What arrived a few days later was a proverbial treasure chest of Certified Organic beef. Not only did we receive a 3lb. chuck roast, but we also were surprised with two grass fed burgers, some beef jerky, and a flank steak! Needless to say, it was a very kind gesture of Rod to send along extra cuts which we had not asked for. While we plan on doing recipes involving the burgers and flank steak in the near future, I will quickly note that the beef jerky tasted great! We tweeted a few times about the “grass fed” beef that had just arrived from RMOM. To our surprise, we received a direct message on twitter from Rod, saying that “Certified Organic” is the important point with their beef, not so much grass fed, and to give him a phone call. We were intrigued! In this age of Facebook, email, and text messaging – it seems like we actually talk to one another less and less. So, we picked up the phone and spoke with Rod.

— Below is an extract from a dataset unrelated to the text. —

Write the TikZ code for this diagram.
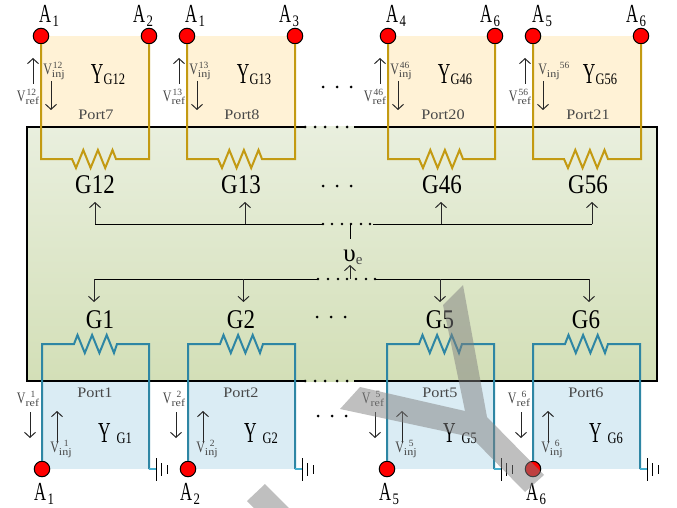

On the other end of the line, we were greeted by a boisterous and friendly voice. He was out tending to his cattle – one of whom had decided she would jump a breach in the fence. Nonetheless, Rod was neither brief nor curt with us in what could have been a stressful situation for him. Rather, he took a great deal of time to talk to us about the importance of the USDA Certified Organic program. Being a 3rd generation cattle farmer, Rod knows a thing or two about the livestock industry. He told us that the language that defines USDA livestock regulations is much more strict for Certified Organic livestock than the language for Grass Fed. In the eyes of the USDA, corn is seen as a grass (did you just gasp like we did?). Not only that, but the permitted feed for Grass Fed beef can contain milled corn and even grain. Rocky Mountain Organic Meats raises their animals the old-fashioned way; no steroids or growth hormones, no antibiotics and no grain. All of their beef is 100% grass fed and grass finished, so you can be sure you’re getting the best beef on the market. It’s a win-win for both the animal and the consumer.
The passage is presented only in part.